National Skills Standards Board
Establishes a new 28-member panel, with representation from business, labor, and education, that will fund the development of voluntary skill standards for specific occupations and endorse the standards.
State and Local Systemic Improvement Grants:
Authorizes $400 million for states that submit plans including content and performance standards; opportunity standards or strategies; assessment systems; strategies for aligning curricula and assessments with content and performance standards; and professional-development strategies. States make subgrants to school districts to implement local plans. An additional $5 million is authorized for educational-technology programs.
The Secretary of Education may reserve up to 5 percent of funds for research and technical assistance related to standards-setting and school-finance equity.
The Secretary of Education is given broad authority to waive federal regulations that impede reforms, and the option to establish demonstration programs in six states based on such increased flexibility.
Reauthorizes the office of educational research and improvement, reorganizing federal research centers within five thematic institutes, covering: curriculum and assessment, authorized at $30 million; at-risk students, $30 million; governance and management, $10 million; early-childhood education, $15 million; and adult and postsecondary education, $15 million. Each center is to receive at least $1.5 million. Institutes should be established by Oct. 1, 1995.
Regional laboratories, authorized at $41 million, will be overseen by a new office of reform assistance and dissemination. At least 10 labs must be funded; two or more may be added if funding allows each lab to receive $2 million.
Creates a 15-member National Educational Research Policy and Priorities Board to work with the assistant secretary on a long-term research agenda. The board has final approval over the plan and standards for conducting and evaluating research. Independent evaluations of O.E.R.I's work are required.
The board elects a chairman. The National Academy of Sciences nominates researchers for membership, and the Secretary will appoint five such nominees. He will also name five "school-based professional educators'' and five members that can be parents, state officials, superintendents, or school board members.
Authorizes $50 million in fiscal 1994 for grants to school districts with high rates of violent crime for equipment such as metal detectors, school-safety planning, and conflict-resolution programs.
Requires the Secretary of Education to develop a long-range educational technology plan.
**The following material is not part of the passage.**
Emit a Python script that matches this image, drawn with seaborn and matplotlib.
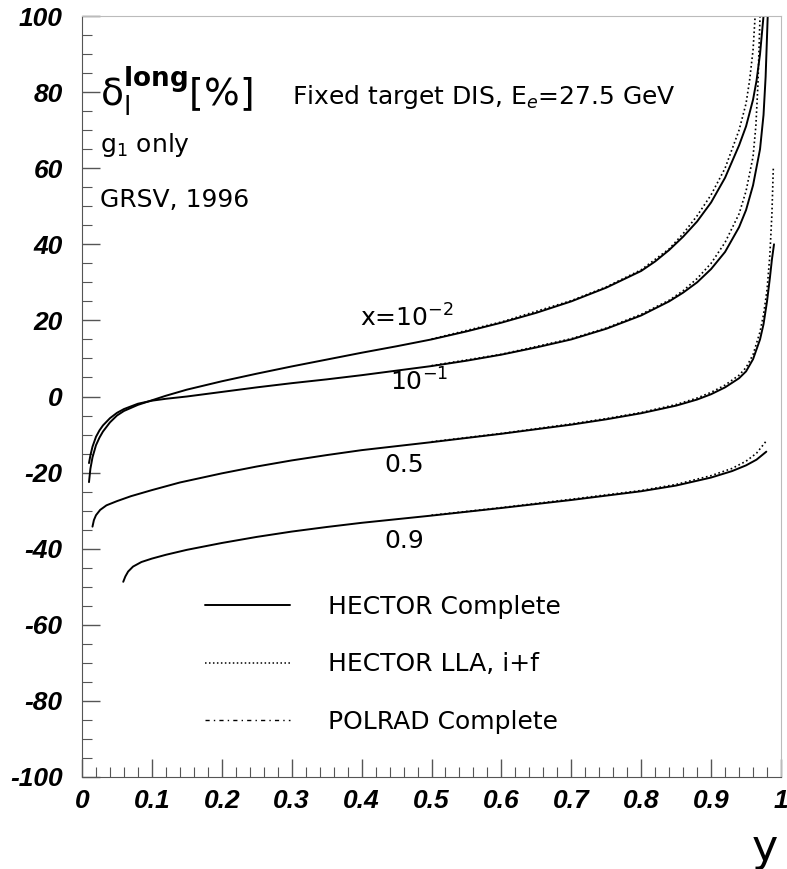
import pandas as pd
import seaborn as sns
import matplotlib.pyplot as plt
from matplotlib.lines import Line2D
from matplotlib.ticker import MultipleLocator
from matplotlib.font_manager import FontProperties

# read-off values, delta_1^long [%] vs y
# x = 1e-2
y_a = [0.01, 0.012, 0.015, 0.02, 0.025, 0.03, 0.04, 0.05, 0.06, 0.08, 0.1, 0.12, 0.15, 0.2, 0.25,
       0.3, 0.35, 0.4, 0.45, 0.5, 0.55, 0.6, 0.65, 0.7, 0.75, 0.8, 0.82, 0.84, 0.86, 0.88, 0.9,
       0.92, 0.94, 0.95, 0.96, 0.965, 0.97, 0.975]
d_a = [-22.5, -19, -16, -12.8, -10.8, -9.2, -6.8, -5.0, -3.8, -2.2, -1.0, 0.2, 1.8, 4.0, 6.0,
       7.9, 9.7, 11.5, 13.2, 15, 17.1, 19.4, 22, 25, 28.6, 33, 35.5, 38.5, 42, 46, 51,
       57.5, 66, 71, 78, 83, 90, 100]
y_a_lla = [0.5, 0.6, 0.7, 0.75, 0.8, 0.84, 0.86, 0.88, 0.9, 0.92, 0.94, 0.95, 0.955, 0.96, 0.963]
d_a_lla = [15.1, 19.6, 25.2, 28.8, 33.3, 38.8, 42.8, 47.5, 53, 60, 70, 77, 83, 91, 100]

# x = 1e-1
y_b = [0.01, 0.012, 0.015, 0.02, 0.025, 0.03, 0.04, 0.05, 0.06, 0.08, 0.1, 0.12, 0.15, 0.2, 0.25,
       0.3, 0.35, 0.4, 0.45, 0.5, 0.55, 0.6, 0.65, 0.7, 0.75, 0.8, 0.84, 0.86, 0.88, 0.9,
       0.92, 0.94, 0.95, 0.96, 0.97, 0.975, 0.978, 0.981]
d_b = [-17.5, -15.5, -13.2, -10.6, -8.9, -7.6, -5.7, -4.3, -3.3, -1.9, -1.1, -0.6, 0.0, 1.2, 2.4,
       3.5, 4.5, 5.6, 6.8, 8.0, 9.4, 11, 12.9, 15, 17.8, 21.3, 25, 27.3, 30, 33.5,
       38, 44.5, 49, 55.5, 65, 74, 84, 100]
y_b_lla = [0.5, 0.6, 0.7, 0.75, 0.8, 0.84, 0.86, 0.88, 0.9, 0.92, 0.94, 0.95, 0.96, 0.964, 0.967, 0.97]
d_b_lla = [8.1, 11.1, 15.2, 18.0, 21.6, 25.3, 27.8, 31, 35, 40.5, 48, 54, 63, 71, 82, 100]

# x = 0.5
y_c = [0.015, 0.017, 0.02, 0.026, 0.035, 0.05, 0.07, 0.1, 0.14, 0.2, 0.25, 0.3, 0.35, 0.4, 0.5,
       0.6, 0.7, 0.75, 0.8, 0.85, 0.88, 0.9, 0.92, 0.94, 0.95, 0.96, 0.97, 0.975, 0.98, 0.984,
       0.987, 0.99]
d_c = [-34.2, -32.5, -31.2, -29.8, -28.6, -27.5, -26.2, -24.6, -22.6, -20.2, -18.4, -16.8, -15.4, -14.1, -12.0,
       -9.8, -7.4, -6.0, -4.4, -2.4, -0.8, 0.6, 2.4, 4.8, 6.6, 9.8, 15, 19, 25, 31,
       36, 40]
y_c_lla = [0.5, 0.6, 0.7, 0.75, 0.8, 0.85, 0.88, 0.9, 0.92, 0.94, 0.95, 0.96, 0.97, 0.975, 0.98,
           0.984, 0.987, 0.989]
d_c_lla = [-11.9, -9.7, -7.2, -5.8, -4.2, -2.1, -0.4, 1.1, 3.0, 5.6, 7.6, 11, 17, 21.5, 28,
           37, 48, 60]

# x = 0.9
y_d = [0.059, 0.062, 0.066, 0.073, 0.085, 0.1, 0.12, 0.15, 0.2, 0.25, 0.3, 0.35, 0.4, 0.5,
       0.6, 0.7, 0.8, 0.85, 0.9, 0.93, 0.95, 0.965, 0.979]
d_d = [-48.7, -47.3, -46, -44.7, -43.5, -42.6, -41.6, -40.3, -38.5, -36.9, -35.5, -34.3, -33.2, -31.3,
       -29.3, -27.2, -24.9, -23.4, -21.3, -19.6, -18.1, -16.6, -14.5]
y_d_lla = [0.5, 0.6, 0.7, 0.8, 0.85, 0.9, 0.93, 0.95, 0.965, 0.978]
d_d_lla = [-31.2, -29.2, -27.0, -24.7, -23.1, -20.8, -18.9, -17.0, -14.9, -11.9]

curve_labels = [r'x=10$^{-2}$', r'10$^{-1}$', '0.5', '0.9']
legend_labels = ['HECTOR Complete', 'HECTOR LLA, i+f', 'POLRAD Complete']
x_ticks = [0, 0.1, 0.2, 0.3, 0.4, 0.5, 0.6, 0.7, 0.8, 0.9, 1.0]
x_ticklabels = ['0', '0.1', '0.2', '0.3', '0.4', '0.5', '0.6', '0.7', '0.8', '0.9', '1']
y_ticks = [-100, -80, -60, -40, -20, 0, 20, 40, 60, 80, 100]
y_ticklabels = ['-100', '-80', '-60', '-40', '-20', '0', '20', '40', '60', '80', '100']

sns.set_style("ticks")
plt.rcParams['font.family'] = ['DejaVu Sans']
plt.rcParams['mathtext.fontset'] = 'dejavusans'
plt.rcParams['text.color'] = 'black'
plt.rcParams['xtick.labelcolor'] = 'black'
plt.rcParams['ytick.labelcolor'] = 'black'

fig = plt.figure(figsize=(7.87, 8.69), dpi=100)
ax = fig.add_axes([82 / 787, 1 - 777 / 869, 699 / 787, 761 / 869])

solid = [(y_a, d_a), (y_b, d_b), (y_c, d_c), (y_d, d_d)]
dotted = [(y_a_lla, d_a_lla), (y_b_lla, d_b_lla), (y_c_lla, d_c_lla), (y_d_lla, d_d_lla)]

for xs, ys in dotted:
    df = pd.DataFrame({'y': xs, 'd': ys})
    sns.lineplot(data=df, x='y', y='d', ax=ax, color='black', linestyle=(0, (1, 1.6)),
                 linewidth=1.2, sort=False, estimator=None)
for xs, ys in solid:
    df = pd.DataFrame({'y': xs, 'd': ys})
    sns.lineplot(data=df, x='y', y='d', ax=ax, color='black', linewidth=1.4,
                 sort=False, estimator=None)

ax.set_xlim(0, 1)
ax.set_ylim(-100, 100)
tick_font = FontProperties(family=['Liberation Sans', 'DejaVu Sans'], weight='bold',
                           style='italic', size=19)
ax.set_xticks(x_ticks, x_ticklabels, fontproperties=tick_font)
ax.set_yticks(y_ticks, y_ticklabels, fontproperties=tick_font)
ax.xaxis.set_minor_locator(MultipleLocator(0.02))
ax.yaxis.set_minor_locator(MultipleLocator(5))
ax.tick_params(which='both', direction='in', color='#555555', labelcolor='black',
               top=False, right=False)
ax.tick_params(which='major', length=13, width=1)
ax.tick_params(which='minor', length=7, width=0.8)
ax.tick_params(axis='y', pad=14)
ax.tick_params(axis='x', pad=9)
ax.set_xlabel('')
ax.set_ylabel('')
for s in ['left', 'bottom']:
    ax.spines[s].set_color('#555555')
for s in ['top', 'right']:
    ax.spines[s].set_color('#bbbbbb')

# annotations
ax.text(0.026, 80, r'$\mathrm{\delta}_{\rm l}^{\bf long}$[%]', fontsize=27, va='center', ha='left')
ax.text(0.300, 78.7, r'Fixed target DIS, E$_e$=27.5 GeV', fontsize=18, va='center', ha='left')
ax.text(0.026, 66, r'g$_1$ only', fontsize=18, va='center', ha='left')
ax.text(0.026, 51.6, 'GRSV, 1996', fontsize=18, va='center', ha='left')
for (lx, ly), lab in zip([(0.398, 20.6), (0.441, 3.8), (0.433, -18), (0.433, -38)], curve_labels):
    ax.text(lx, ly, lab, fontsize=18, va='center', ha='left')

handles = [Line2D([], [], color='black', linewidth=1.4),
           Line2D([], [], color='black', linewidth=1.1, linestyle=(0, (1, 1.6))),
           Line2D([], [], color='black', linewidth=1.0, linestyle=(0, (3, 3, 1, 3)))]
ax.legend(handles, legend_labels, loc='upper left', bbox_to_anchor=(0.176, 0.239),
          frameon=False, fontsize=18, handlelength=3.4, handletextpad=1.5,
          labelspacing=1.33, borderpad=0, borderaxespad=0)

fig.text(0.972, 0.024, 'y', fontsize=32, ha='center', va='center')

plt.savefig('out.png', dpi=100)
Creates an Office of Educational Technology in the Education Department.
Parental Assistance Centers:
Authorizes grants to consortia of nonprofit agencies and school districts to establish centers for teaching parenting and leadership skills.
Minority-Focused Civics Education
Authorizes $5 million for grants to state agencies, higher-education institutions, or nonprofit organizations to develop civics programs for minority students.
Authorizes $11 million in grants, administered by the State Department and the U.S. Information Agency, for the study of education in foreign countries and dissemination of information of American education.
Prevents states and districts from using Goals 2000 grants to adopt policies prohibiting voluntary school prayer.
Requires federally funded programs that provide contraceptives to minors to "encourage'' parental participation.
Bars federal funding for districts that do not expel for at least a year students who bring guns to school.
Prohibits smoking in schools, libraries, and health centers where services are provided to children and registers a daily $1,000 fine for violations.